The hacking of the Clinton Campaign staff and the Democratic National Committee (amongst other victims) was actually carried out by the Russian military. Not some expendable independent group that the Russian government could claim was acting of their own accord, the Russian military. No shit. I’m not really much of a crazy-patriotic American, but that really of pisses me off.
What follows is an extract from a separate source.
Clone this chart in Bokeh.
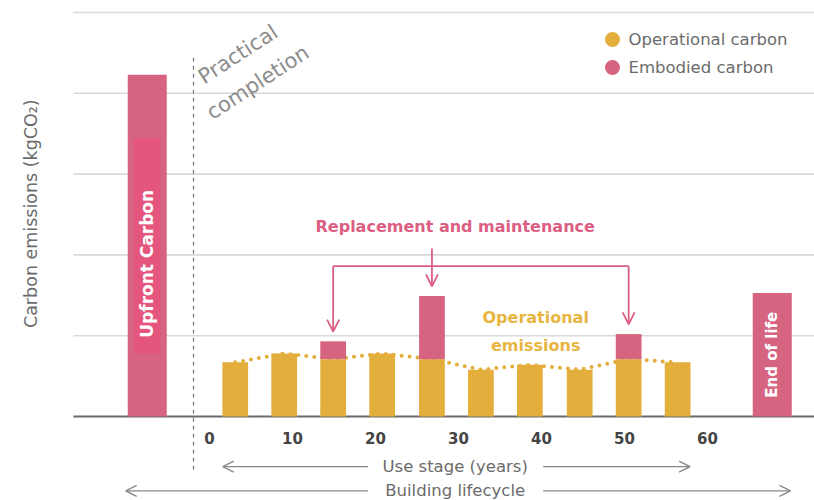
from bokeh.plotting import figure
from bokeh.models import (Range1d, Label, Arrow, OpenHead, ColumnDataSource)
from bokeh.core.properties import value
from bokeh.embed import file_html
from bokeh.resources import INLINE

# ---------------- data ----------------
use_positions = [3.1, 9.0, 14.9, 20.8, 26.8, 32.7, 38.6, 44.6, 50.5, 56.4]   # years
operational = [0.67, 0.78, 0.71, 0.78, 0.71, 0.58, 0.64, 0.58, 0.71, 0.67]
embodied = [0.0, 0.0, 0.22, 0.0, 0.78, 0.0, 0.0, 0.0, 0.31, 0.0]
upfront_pos, upfront_val = -7.5, 4.23
eol_pos, eol_val = 67.8, 1.53
year_ticks = [0, 10, 20, 30, 40, 50, 60]
grid_levels = [1, 2, 3, 4, 5]
legend_labels = ["Operational carbon", "Embodied carbon"]

YELLOW = "#E3AE3C"
PINK = "#D6637F"
PINK_HI = "#E5567E"
PINK_TXT = "#DC5E82"
GRAY = "#6b6b6b"
FONT = "DejaVu Sans"

X0, X1 = -25.18, 72.89
GRID_LEFT = -16.39

p = figure(width=814, height=500, output_backend="svg", toolbar_location=None,
           x_range=Range1d(X0, X1), y_range=Range1d(-1.0396, 5.1485),
           min_border_left=0, min_border_right=0, min_border_top=0, min_border_bottom=0)
p.outline_line_color = None
p.background_fill_color = "white"
p.xaxis.visible = False
p.yaxis.visible = False
p.xgrid.visible = False
p.ygrid.visible = False

# gridlines + baseline
p.segment(x0=[GRID_LEFT] * len(grid_levels), y0=grid_levels, x1=[X1] * len(grid_levels),
          y1=grid_levels, line_color="#d9d9d9", line_width=1.6)
p.segment(x0=[GRID_LEFT], y0=[0], x1=[X1], y1=[0], line_color="#6a6a6a", line_width=2)

bw = 3.1
tops = [o + e for o, e in zip(operational, embodied)]
src = ColumnDataSource(dict(x=use_positions, op=operational, top=tops))

# dotted operational trend line (under bars)
p.line(use_positions, operational, line_color=YELLOW, line_width=4, line_dash="0 8",
       line_cap="round")

# bars
p.vbar(x="x", width=bw, bottom=0, top="op", source=src, fill_color=YELLOW, line_color=None)
p.vbar(x="x", width=bw, bottom="op", top="top", source=src, fill_color=PINK, line_color=None)
p.vbar(x=[upfront_pos], width=4.7, bottom=0, top=[upfront_val], fill_color=PINK, line_color=None)
p.quad(left=[upfront_pos - 1.6], right=[upfront_pos + 1.6], bottom=[0.78], top=[3.44],
       fill_color=PINK_HI, line_color=None)
p.vbar(x=[eol_pos], width=4.7, bottom=0, top=[eol_val], fill_color=PINK, line_color=None)

# practical completion dashed line
p.segment(x0=[-1.93], y0=[4.44], x1=[-1.93], y1=[-0.68], line_color="#777777",
          line_width=1.2, line_dash="4 4")
p.add_layout(Label(x=-1.1, y=4.18, text="Practical", angle=33, angle_units="deg",
                   text_font=FONT, text_font_size="21px", text_color="#8c8c8c",
                   text_baseline="alphabetic", text_align="left"))
p.add_layout(Label(x=-0.1, y=3.74, text="completion", angle=33, angle_units="deg",
                   text_font=FONT, text_font_size="21px", text_color="#8c8c8c",
                   text_baseline="alphabetic", text_align="left"))

# bar labels
p.add_layout(Label(x=upfront_pos, y=1.89, text="Upfront Carbon", angle=90, angle_units="deg",
                   text_font=FONT, text_font_style="bold", text_font_size="17px",
                   text_color="white", text_align="center", text_baseline="middle"))
p.add_layout(Label(x=eol_pos, y=eol_val / 2, text="End of life", angle=90, angle_units="deg",
                   text_font=FONT, text_font_style="bold", text_font_size="15px",
                   text_color="white", text_align="center", text_baseline="middle"))

# replacement & maintenance annotation
rep_idx = [i for i, e in enumerate(embodied) if e > 0]
left_x, right_x = use_positions[rep_idx[0]], use_positions[rep_idx[-1]]
bracket_y = 1.86
p.add_layout(Label(x=29.6, y=2.35, text="Replacement and maintenance", text_font=FONT,
                   text_font_style="bold", text_font_size="16px", text_color=PINK_TXT,
                   text_align="center", text_baseline="middle"))
p.segment(x0=[left_x], y0=[bracket_y], x1=[right_x], y1=[bracket_y], line_color=PINK_TXT,
          line_width=1.8)
for i in rep_idx:
    start_y = 2.08 if i == rep_idx[1] else bracket_y
    p.add_layout(Arrow(x_start=use_positions[i], y_start=start_y, x_end=use_positions[i],
                       y_end=tops[i] + 0.12, line_color=PINK_TXT, line_width=1.8,
                       end=OpenHead(size=12, line_color=PINK_TXT, line_width=1.8)))

# operational emissions text
p.add_layout(Label(x=39.3, y=1.23, text="Operational", text_font=FONT, text_font_style="bold",
                   text_font_size="16px", text_color="#E8B540", text_align="center",
                   text_baseline="middle"))
p.add_layout(Label(x=39.3, y=0.88, text="emissions", text_font=FONT, text_font_style="bold",
                   text_font_size="16px", text_color="#E8B540", text_align="center",
                   text_baseline="middle"))

# x tick labels
p.text(x=year_ticks, y=[-0.27] * len(year_ticks), text=[str(t) for t in year_ticks],
       text_font=value(FONT), text_font_style="bold", text_font_size="15px",
       text_color="#444444", text_align="center", text_baseline="middle")

# stage arrows
def two_way(x_left, x_right, y, label, gap_l, gap_r):
    p.add_layout(Label(x=29.6, y=y, text=label, text_font=FONT, text_font_size="16.5px",
                       text_color=GRAY, text_align="center", text_baseline="middle"))
    for xs, xe in ((gap_l, x_left), (gap_r, x_right)):
        p.add_layout(Arrow(x_start=xs, y_start=y, x_end=xe, y_end=y, line_color="#888888",
                           line_width=1.4,
                           end=OpenHead(size=11, line_color="#888888", line_width=1.4)))

two_way(1.6, 57.9, -0.62, "Use stage (years)", 19.1, 40.2)
two_way(-10.1, 70.0, -0.92, "Building lifecycle", 19.1, 40.2)

# y-axis title
p.add_layout(Label(x=-21.45, y=2.51, text="Carbon emissions (kgCO\u2082)", angle=90,
                   angle_units="deg", text_font=FONT, text_font_size="17.5px",
                   text_color=GRAY, text_align="center", text_baseline="middle"))

# legend (drawn manually so the markers keep their size)
leg_y = [4.666, 4.319]
p.scatter(x=[48.55] * 2, y=leg_y, marker="circle", size=15, fill_color=[YELLOW, PINK],
          line_color=None)
p.text(x=[50.48] * 2, y=leg_y, text=legend_labels, text_font=value(FONT),
       text_font_size="16.5px", text_color=GRAY, text_align="left", text_baseline="middle")

open("out.html", "w").write(file_html(p, INLINE))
Now, of course the Trump campaign was going to be interested in the potential dirt that was being dug up against their opponent here. Ethics and politics don’t seem to mesh too well together on either side of the fence, so honestly I don’t find that all too surprising. To what degree their pursuit of that information was criminal, and whether or not they were coordinating efforts with the Russians, is what takes up the majority of Volume 1. I won’t spoil that for you, mainly because I’m still working my way through that stuff right now (at 6 ½ hours in). Volume 2, the obstruction of justice investigation, from what I’m led to understand, is going to read like a retelling of Watergate, but this time the president was surrounded by people smart enough to say “no” to his more outlandish requests.

Audible has arguably performed an amazing public service by providing this audio recording free of charge and turning it out only four days after its release to the public. The original source material is not as dry as you would think it should be, and the narrator does a great job. It doesn’t take very long at all to get used to the meter and pacing of his reading. The footnotes are inserted seamlessly right where they are called out. The redacted material, of which there is quite a bit, is always pointed out, but without following along in the written version, you don’t get an idea of the scope of how much was left out (because the information would reveal investigatory techniques, personal privacy data, or data relevant to other ongoing investigations).

Regardless of your political leanings, if you’re an American, you should want to know what is in this report. You should also want to understand how easy it is for your computer to be hacked, and worse yet, how easy it is for your brain to be hacked. We should all want to never let this happen again, and reading this report is step one in the process of making that a reality.